- Interactive map of Lichtenwörth concentration camp
- Coordinates: 47°49′N 16°16′E﻿ / ﻿47.817°N 16.267°E
- Location: Lichtenwörth, Lower Austria (then: Reichsgau Niederdonau), Austria
- Operational: December 10, 1944 – April 1945
- Number of inmates: Primarily Hungarian Jewish women
- Killed: Over 300 (malnutrition and typhus)
- Liberation date: April 2, 1945
- Liberated by: Soviet Army

= Lichtenwörth concentration camp =

Nazi concentration camp in Austria (1944–1945)

Lichtenwörth concentration camp was a subcamp of Mauthausen concentration camp in the small town of Lichtenwörth approximately 30–40 km south of Vienna, near Wiener Neustadt. The camp held mainly Jewish women who were force-marched from Budapest. It was opened on December 10, 1944, and was liberated by the Soviet army on April 2, 1945.

== History ==
Lichtenwörth was one of over 100 subcamps (Außenlager) of Mauthausen, built to accommodate additional prisoners after the main camp was full.

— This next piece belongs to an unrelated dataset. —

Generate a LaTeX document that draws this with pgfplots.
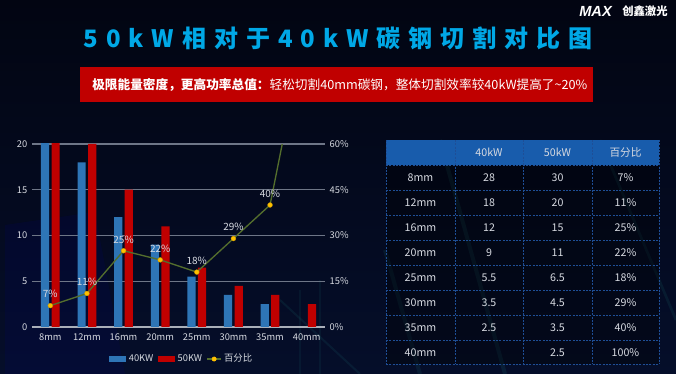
\documentclass[border=0pt]{standalone}
\usepackage{fontspec}
\usepackage{pgfplots}
\pgfplotsset{compat=1.18}
\setmainfont{Noto Sans CJK SC}
\newfontfamily\logofont{Liberation Sans}
\definecolor{bgtop}{RGB}{2,5,18}
\definecolor{bgbot}{RGB}{5,14,42}
\definecolor{titlec}{RGB}{0,168,230}
\definecolor{bannerred}{RGB}{192,0,0}
\definecolor{barblue}{RGB}{46,117,182}
\definecolor{barred}{RGB}{192,0,0}
\definecolor{linegreen}{RGB}{84,110,45}
\definecolor{markyellow}{RGB}{255,192,0}
\definecolor{gridc}{RGB}{110,118,135}
\definecolor{axisc}{RGB}{170,175,185}
\definecolor{textc}{RGB}{215,218,225}
\definecolor{tabhead}{RGB}{24,92,172}
\definecolor{tabline}{RGB}{30,78,150}
\definecolor{teal1}{RGB}{40,160,150}
\begin{document}
\begin{tikzpicture}
\useasboundingbox (0,0) rectangle (507pt,280.5pt);
\shade[top color=bgtop, bottom color=bgbot] (0,0) rectangle (507pt,280.5pt);
\begin{scope}[x=0.75pt,y=-0.75pt,shift={(0,280.5pt)}]
  % faint decorations
  \fill[blue!60!black, opacity=0.10] (5,225) -- (95,212) -- (125,374) -- (5,374) -- cycle;
  \draw[teal1, opacity=0.12, line width=3pt] (440,140) -- (505,374);
  \draw[teal1, opacity=0.10, line width=3pt] (385,250) -- (420,374);
  \draw[teal1, opacity=0.10, line width=2pt] (600,140) -- (676,320);
  \draw[teal1, opacity=0.10, line width=1.5pt] (280,300) -- (360,374);
  \draw[teal1, opacity=0.08, line width=1.5pt] (300,290) -- (300,374);
  \draw[teal1, opacity=0.08, line width=1.5pt] (320,280) -- (320,374);
  % title
  \node[text=titlec, font=\fontsize{18}{20}\selectfont\bfseries\addfontfeatures{LetterSpace=33}] at (338,38) {50kW相对于40kW碳钢切割对比图};
  % banner
  \fill[bannerred] (80,67) rectangle (593,102);
  \node[anchor=west, text=white, inner sep=0pt, font=\fontsize{9.5}{11}\selectfont] at (92,85) {{\bfseries 极限能量密度，更高功率总值：}轻松切割40mm碳钢，整体切割效率较40kW提高了\char"7E 20\%};
  % logo
  \node[anchor=west, text=white, inner sep=0pt, font=\logofont\fontsize{11}{12}\selectfont\bfseries\itshape] at (579,11) {MAX};
  \node[anchor=west, text=white, inner sep=0pt, font=\fontsize{8.5}{9}\selectfont\bfseries] at (622,11) {创鑫激光};
  % table
  \fill[tabhead] (386,140) rectangle (659,165);
  \fill[black, opacity=0.35] (386,165) rectangle (659,364);
  \foreach \yy in {165,190,215,240,265,290,315,340,364}
    \draw[tabline, line width=0.6pt, dash pattern=on 1.5pt off 1pt] (386,\yy) -- (659,\yy);
  \foreach \xx in {386,455,523,592,659}
    \draw[tabline, line width=0.6pt, dash pattern=on 1.5pt off 1pt] (\xx,140) -- (\xx,364);
  \begin{scope}[every node/.style={text=textc, font=\fontsize{8}{9}\selectfont, inner sep=0pt}]
    \node at (489,152.5) {40kW};
    \node at (557.5,152.5) {50kW};
    \node at (625.5,152.5) {百分比};
    \foreach \r/\a/\b/\c/\d in {0/8mm/28/30/7,1/12mm/18/20/11,2/16mm/12/15/25,3/20mm/9/11/22,4/25mm/5.5/6.5/18,5/30mm/3.5/4.5/29,6/35mm/2.5/3.5/40,7/40mm//2.5/100}{
      \node at (420.5,177.5+25*\r) {\a};
      \node at (489,177.5+25*\r) {\b};
      \node at (557.5,177.5+25*\r) {\c};
      \node at (625.5,177.5+25*\r) {\d\%};
    }
  \end{scope}
\end{scope}
% bar axis
\begin{axis}[
  at={(24pt,35.25pt)}, anchor=south west,
  scale only axis, width=219.75pt, height=137.25pt,
  xmin=-0.5, xmax=7.5, ymin=0, ymax=20,
  xtick={0,...,7}, xticklabels={8mm,12mm,16mm,20mm,25mm,30mm,35mm,40mm},
  ytick={0,5,10,15,20},
  axis x line*=bottom, axis y line*=left,
  y axis line style={draw=none},
  x axis line style={draw=axisc, line width=0.9pt},
  major tick length=0pt,
  ymajorgrids, grid style={draw=gridc, line width=0.8pt},
  ticklabel style={font=\fontsize{7}{8}\selectfont, text=textc},
  xticklabel style={yshift=-1.5pt},
  /pgf/number format/assume math mode=true,
  clip=true,
  legend style={at={(0.512,-0.175)}, anchor=center, legend columns=-1, draw=none, fill=none,
    font=\fontsize{7}{8}\selectfont, text=textc, inner sep=0pt,
    /tikz/every even column/.append style={column sep=1.5pt}},
]
\addplot[ybar, bar width=0.225, bar shift=-0.145, fill=barblue, draw=none,
  legend image code/.code={\fill[barblue] (0pt,-2.25pt) rectangle (12.75pt,2.25pt);}]
  coordinates {(0,28) (1,18) (2,12) (3,9) (4,5.5) (5,3.5) (6,2.5)};
\addlegendentry{40KW}
\addplot[ybar, bar width=0.225, bar shift=0.145, fill=barred, draw=none,
  legend image code/.code={\fill[barred] (0pt,-2.25pt) rectangle (12.75pt,2.25pt);}]
  coordinates {(0,30) (1,20) (2,15) (3,11) (4,6.5) (5,4.5) (6,3.5) (7,2.5)};
\addlegendentry{50KW}
\addlegendimage{legend image code/.code={\draw[linegreen, line width=1pt] (0pt,0pt) -- (10pt,0pt); \fill[markyellow] (5pt,0pt) circle (1.6pt);}}
\addlegendentry{百分比}
\end{axis}
% line axis
\begin{axis}[
  at={(24pt,35.25pt)}, anchor=south west,
  scale only axis, width=219.75pt, height=137.25pt,
  xmin=-0.5, xmax=7.5, ymin=0, ymax=60,
  axis y line*=right, axis x line=none,
  y axis line style={draw=none},
  ytick={0,15,30,45,60},
  yticklabel={\pgfmathprintnumber{\tick}\%},
  major tick length=0pt,
  ticklabel style={font=\fontsize{7}{8}\selectfont, text=textc},
  /pgf/number format/assume math mode=true,
  clip=true,
]
\addplot[linegreen, line width=1pt, mark=*, mark size=1.8pt,
  mark options={fill=markyellow, draw=markyellow!80!black, line width=0.3pt}]
  coordinates {(0,7) (1,11) (2,25) (3,22) (4,18) (5,29) (6,40) (7,100)};
\addplot[draw=none, point meta=y,
  nodes near coords={\pgfmathprintnumber{\pgfplotspointmeta}\%},
  every node near coord/.style={font=\fontsize{7.5}{8}\selectfont, text=textc, anchor=center, yshift=8.5pt}]
  coordinates {(0,7) (1,11) (2,25) (3,22) (4,18) (5,29) (6,40)};
\end{axis}
\end{tikzpicture}
\end{document}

The camp's inmates were drawn predominantly from the mass deportations of Hungarian Jews that followed the Arrow Cross seizure of power in Hungary in October 1944. On 8 November 1944, the Arrow Cross regime told more than 70,000 Jews to report to the Ujlaki brickyards in Óbuda, and from there forced them to march on foot to camps in Austria. Thousands were shot and thousands more died as a result of starvation or exposure to the bitter cold. Among the survivors of this and related deportation actions, a group of primarily Jewish women were directed to Lichtenwörth, where they arrived in November 1944.

The camp fell within the expanding network of Mauthausen women's subcamps formally established in September 1944. The total number of prisoners held at Lichtenwörth was about 2,500.

==Conditions==
Prisoners were subjected to inadequate food rations, insufficient medical care, and harsh disciplinary measures. Sanitary infrastructure was severely inadequate, and prisoners made persistent efforts to keep themselves clean under deeply difficult circumstances.

==Liberation==
In the final weeks of the war, prisoners became aware of the approach of Allied forces through the sound of distant gunfire. The German guards disappeared from the camp as Soviet forces drew near. The camp was liberated by the Soviet Army in March 1945.

==Aftermath and commemoration==

The war memorial in Lichtenwörth, unveiled in 1992, commemorates the victims of both world wars as well as the typhus epidemic of 1945, the latter a direct consequence of the concentration camp having been sited in the town. The memorial is among the few public acknowledgements of the camp's existence in the locality.